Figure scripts
□ □ □
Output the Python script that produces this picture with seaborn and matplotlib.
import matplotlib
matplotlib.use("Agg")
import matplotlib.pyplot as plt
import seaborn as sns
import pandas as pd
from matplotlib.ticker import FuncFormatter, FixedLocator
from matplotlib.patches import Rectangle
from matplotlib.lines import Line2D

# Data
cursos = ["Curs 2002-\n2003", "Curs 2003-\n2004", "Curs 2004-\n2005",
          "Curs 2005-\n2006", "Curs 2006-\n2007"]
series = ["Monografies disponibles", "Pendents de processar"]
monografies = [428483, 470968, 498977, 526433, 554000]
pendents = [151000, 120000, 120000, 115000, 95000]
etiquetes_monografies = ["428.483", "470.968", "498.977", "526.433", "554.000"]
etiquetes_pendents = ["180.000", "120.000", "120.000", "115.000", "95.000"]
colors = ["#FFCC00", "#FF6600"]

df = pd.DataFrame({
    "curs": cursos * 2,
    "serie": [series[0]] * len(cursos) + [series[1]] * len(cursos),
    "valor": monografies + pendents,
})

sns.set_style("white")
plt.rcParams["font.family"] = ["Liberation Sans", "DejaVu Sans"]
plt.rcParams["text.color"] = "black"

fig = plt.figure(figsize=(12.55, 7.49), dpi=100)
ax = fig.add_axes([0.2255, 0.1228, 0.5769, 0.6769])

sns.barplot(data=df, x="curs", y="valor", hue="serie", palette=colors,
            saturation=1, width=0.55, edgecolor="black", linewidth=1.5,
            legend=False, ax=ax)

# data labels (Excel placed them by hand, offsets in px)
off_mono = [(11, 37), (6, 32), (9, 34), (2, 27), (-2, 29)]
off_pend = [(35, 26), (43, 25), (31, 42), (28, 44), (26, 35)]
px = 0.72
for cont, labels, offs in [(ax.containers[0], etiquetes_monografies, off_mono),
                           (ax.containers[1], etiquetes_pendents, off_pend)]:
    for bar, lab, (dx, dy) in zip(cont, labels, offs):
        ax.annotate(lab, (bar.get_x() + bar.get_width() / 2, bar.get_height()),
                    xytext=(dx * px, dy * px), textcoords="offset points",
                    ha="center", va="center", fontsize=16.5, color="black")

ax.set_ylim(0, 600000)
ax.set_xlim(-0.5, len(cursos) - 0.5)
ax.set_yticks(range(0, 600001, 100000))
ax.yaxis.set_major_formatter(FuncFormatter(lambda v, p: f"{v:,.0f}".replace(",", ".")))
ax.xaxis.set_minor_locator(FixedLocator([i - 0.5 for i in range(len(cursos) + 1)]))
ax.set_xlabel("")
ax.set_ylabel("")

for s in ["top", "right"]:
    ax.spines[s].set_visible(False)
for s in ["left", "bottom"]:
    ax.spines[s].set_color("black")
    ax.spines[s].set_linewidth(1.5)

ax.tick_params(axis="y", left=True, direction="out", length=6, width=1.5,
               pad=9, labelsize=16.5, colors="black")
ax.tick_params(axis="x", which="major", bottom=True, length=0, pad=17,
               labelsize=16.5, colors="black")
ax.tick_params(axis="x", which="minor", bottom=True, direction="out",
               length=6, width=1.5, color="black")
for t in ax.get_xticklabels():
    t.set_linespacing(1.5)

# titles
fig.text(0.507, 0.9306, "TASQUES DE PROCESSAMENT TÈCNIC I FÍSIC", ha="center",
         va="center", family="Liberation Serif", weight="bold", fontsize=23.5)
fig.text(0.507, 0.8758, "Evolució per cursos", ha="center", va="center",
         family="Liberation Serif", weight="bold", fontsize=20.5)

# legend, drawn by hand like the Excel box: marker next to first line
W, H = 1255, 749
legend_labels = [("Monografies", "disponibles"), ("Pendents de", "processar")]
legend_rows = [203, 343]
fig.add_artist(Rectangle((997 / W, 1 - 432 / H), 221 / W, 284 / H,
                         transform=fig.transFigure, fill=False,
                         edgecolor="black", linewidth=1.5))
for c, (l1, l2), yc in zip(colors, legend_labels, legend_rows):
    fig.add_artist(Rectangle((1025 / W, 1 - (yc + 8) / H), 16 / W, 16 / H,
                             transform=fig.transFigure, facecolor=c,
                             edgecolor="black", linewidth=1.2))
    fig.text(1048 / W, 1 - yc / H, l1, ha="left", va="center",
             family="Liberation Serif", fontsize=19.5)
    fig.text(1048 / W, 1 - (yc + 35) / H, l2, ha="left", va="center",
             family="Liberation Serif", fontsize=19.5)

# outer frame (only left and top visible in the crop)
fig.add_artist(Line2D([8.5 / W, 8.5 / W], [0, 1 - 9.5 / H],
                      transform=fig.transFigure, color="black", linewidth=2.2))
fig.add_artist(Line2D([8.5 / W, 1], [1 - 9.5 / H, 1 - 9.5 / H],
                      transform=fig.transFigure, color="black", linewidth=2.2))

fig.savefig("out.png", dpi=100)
□ □ □
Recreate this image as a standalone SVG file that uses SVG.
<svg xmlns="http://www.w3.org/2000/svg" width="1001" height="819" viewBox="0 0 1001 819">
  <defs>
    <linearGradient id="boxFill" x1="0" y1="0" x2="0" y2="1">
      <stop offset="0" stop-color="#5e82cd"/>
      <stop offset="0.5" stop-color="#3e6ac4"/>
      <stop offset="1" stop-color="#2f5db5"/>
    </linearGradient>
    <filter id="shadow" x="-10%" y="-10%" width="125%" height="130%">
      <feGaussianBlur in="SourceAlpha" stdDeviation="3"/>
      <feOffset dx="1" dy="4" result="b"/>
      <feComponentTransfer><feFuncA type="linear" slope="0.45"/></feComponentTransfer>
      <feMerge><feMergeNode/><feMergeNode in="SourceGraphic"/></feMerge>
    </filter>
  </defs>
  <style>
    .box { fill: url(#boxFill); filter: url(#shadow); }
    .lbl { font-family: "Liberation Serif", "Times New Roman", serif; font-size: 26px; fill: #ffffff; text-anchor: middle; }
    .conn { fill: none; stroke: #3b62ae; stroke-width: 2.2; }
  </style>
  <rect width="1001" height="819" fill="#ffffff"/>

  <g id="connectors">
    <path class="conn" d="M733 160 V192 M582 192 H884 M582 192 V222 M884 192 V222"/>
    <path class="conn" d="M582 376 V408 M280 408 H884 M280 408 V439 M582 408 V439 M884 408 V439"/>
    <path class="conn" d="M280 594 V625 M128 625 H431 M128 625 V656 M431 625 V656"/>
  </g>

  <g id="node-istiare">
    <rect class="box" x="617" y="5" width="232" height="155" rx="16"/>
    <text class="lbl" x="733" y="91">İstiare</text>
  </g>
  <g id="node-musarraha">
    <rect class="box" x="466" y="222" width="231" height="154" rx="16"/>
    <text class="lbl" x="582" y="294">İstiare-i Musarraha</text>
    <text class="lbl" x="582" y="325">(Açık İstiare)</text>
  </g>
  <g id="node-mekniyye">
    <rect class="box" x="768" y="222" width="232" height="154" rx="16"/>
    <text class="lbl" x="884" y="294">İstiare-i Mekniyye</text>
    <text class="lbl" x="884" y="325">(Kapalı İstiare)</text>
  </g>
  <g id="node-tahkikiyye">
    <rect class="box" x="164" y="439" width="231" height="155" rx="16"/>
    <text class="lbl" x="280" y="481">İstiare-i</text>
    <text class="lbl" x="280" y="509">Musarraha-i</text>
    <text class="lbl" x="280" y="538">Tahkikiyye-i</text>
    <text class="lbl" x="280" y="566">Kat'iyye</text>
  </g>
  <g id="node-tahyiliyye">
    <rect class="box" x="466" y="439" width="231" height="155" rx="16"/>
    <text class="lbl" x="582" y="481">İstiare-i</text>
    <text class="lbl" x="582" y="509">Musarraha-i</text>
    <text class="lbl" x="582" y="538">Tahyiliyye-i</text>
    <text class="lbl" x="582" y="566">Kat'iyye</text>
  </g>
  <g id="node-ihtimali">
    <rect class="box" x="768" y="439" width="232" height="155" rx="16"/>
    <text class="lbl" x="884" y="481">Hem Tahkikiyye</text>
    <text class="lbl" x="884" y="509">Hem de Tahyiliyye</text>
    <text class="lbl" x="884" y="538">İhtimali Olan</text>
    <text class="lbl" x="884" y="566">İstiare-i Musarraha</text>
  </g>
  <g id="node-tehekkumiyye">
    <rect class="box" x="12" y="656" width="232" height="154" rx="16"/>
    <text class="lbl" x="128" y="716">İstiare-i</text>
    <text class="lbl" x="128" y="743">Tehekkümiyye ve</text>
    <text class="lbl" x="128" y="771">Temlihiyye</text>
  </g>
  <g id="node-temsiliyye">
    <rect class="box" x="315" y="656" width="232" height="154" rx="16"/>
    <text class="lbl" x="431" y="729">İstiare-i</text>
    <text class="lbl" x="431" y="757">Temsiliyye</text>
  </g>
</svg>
□ □ □
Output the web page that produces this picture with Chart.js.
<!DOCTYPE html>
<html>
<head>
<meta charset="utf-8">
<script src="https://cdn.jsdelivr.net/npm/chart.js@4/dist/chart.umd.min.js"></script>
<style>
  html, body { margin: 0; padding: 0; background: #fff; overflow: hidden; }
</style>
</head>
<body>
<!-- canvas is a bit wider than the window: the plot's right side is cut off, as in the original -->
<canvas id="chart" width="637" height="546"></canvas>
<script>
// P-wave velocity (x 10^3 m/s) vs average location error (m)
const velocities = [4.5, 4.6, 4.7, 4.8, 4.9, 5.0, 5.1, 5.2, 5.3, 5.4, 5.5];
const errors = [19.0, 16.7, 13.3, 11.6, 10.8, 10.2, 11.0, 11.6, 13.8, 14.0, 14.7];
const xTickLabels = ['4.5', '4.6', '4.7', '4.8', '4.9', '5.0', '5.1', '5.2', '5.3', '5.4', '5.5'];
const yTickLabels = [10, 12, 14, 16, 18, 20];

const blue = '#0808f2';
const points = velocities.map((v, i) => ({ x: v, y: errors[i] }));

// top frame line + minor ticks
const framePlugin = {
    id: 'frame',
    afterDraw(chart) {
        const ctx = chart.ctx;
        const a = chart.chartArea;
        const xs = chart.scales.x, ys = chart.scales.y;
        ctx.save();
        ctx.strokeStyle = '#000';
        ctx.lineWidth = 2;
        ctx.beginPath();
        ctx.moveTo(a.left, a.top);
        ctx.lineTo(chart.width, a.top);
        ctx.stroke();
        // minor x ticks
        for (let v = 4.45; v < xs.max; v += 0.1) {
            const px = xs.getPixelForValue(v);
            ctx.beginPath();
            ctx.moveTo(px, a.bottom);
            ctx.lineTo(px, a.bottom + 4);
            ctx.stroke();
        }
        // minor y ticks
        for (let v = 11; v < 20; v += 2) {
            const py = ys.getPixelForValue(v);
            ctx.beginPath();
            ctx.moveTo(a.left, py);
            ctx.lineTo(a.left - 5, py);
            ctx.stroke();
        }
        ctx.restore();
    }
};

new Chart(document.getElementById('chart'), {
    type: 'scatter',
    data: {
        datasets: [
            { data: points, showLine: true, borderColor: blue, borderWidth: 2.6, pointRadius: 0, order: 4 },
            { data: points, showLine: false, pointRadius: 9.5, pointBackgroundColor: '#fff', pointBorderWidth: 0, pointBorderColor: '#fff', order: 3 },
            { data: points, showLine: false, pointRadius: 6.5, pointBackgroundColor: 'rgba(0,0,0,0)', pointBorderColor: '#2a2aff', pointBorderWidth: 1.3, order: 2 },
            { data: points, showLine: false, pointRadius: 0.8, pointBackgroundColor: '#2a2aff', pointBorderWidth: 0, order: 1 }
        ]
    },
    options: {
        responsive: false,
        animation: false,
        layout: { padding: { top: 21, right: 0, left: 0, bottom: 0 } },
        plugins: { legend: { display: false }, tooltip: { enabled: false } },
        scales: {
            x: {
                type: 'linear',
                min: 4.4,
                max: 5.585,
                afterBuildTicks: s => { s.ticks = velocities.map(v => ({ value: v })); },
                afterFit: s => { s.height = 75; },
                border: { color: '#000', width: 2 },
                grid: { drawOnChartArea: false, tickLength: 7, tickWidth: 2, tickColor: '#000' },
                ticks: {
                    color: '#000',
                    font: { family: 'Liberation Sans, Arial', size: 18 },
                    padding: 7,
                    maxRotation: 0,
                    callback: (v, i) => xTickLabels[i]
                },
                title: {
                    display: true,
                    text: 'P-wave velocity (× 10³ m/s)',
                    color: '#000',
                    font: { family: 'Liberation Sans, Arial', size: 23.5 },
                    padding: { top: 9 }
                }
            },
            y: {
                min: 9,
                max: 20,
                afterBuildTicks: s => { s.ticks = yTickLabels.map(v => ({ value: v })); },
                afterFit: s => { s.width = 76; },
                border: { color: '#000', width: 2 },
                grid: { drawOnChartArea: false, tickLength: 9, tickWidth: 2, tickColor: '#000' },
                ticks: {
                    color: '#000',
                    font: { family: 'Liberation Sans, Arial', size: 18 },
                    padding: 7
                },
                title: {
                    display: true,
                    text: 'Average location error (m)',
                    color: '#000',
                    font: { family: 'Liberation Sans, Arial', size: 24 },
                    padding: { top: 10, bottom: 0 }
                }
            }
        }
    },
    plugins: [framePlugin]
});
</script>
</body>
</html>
□ □ □
Task to complete =
Review the preceding data and report every line that includes the string "this".

Task response =
Output the Python script that produces this picture with seaborn and matplotlib.
Recreate this image as a standalone SVG file that uses SVG.
Output the web page that produces this picture with Chart.js.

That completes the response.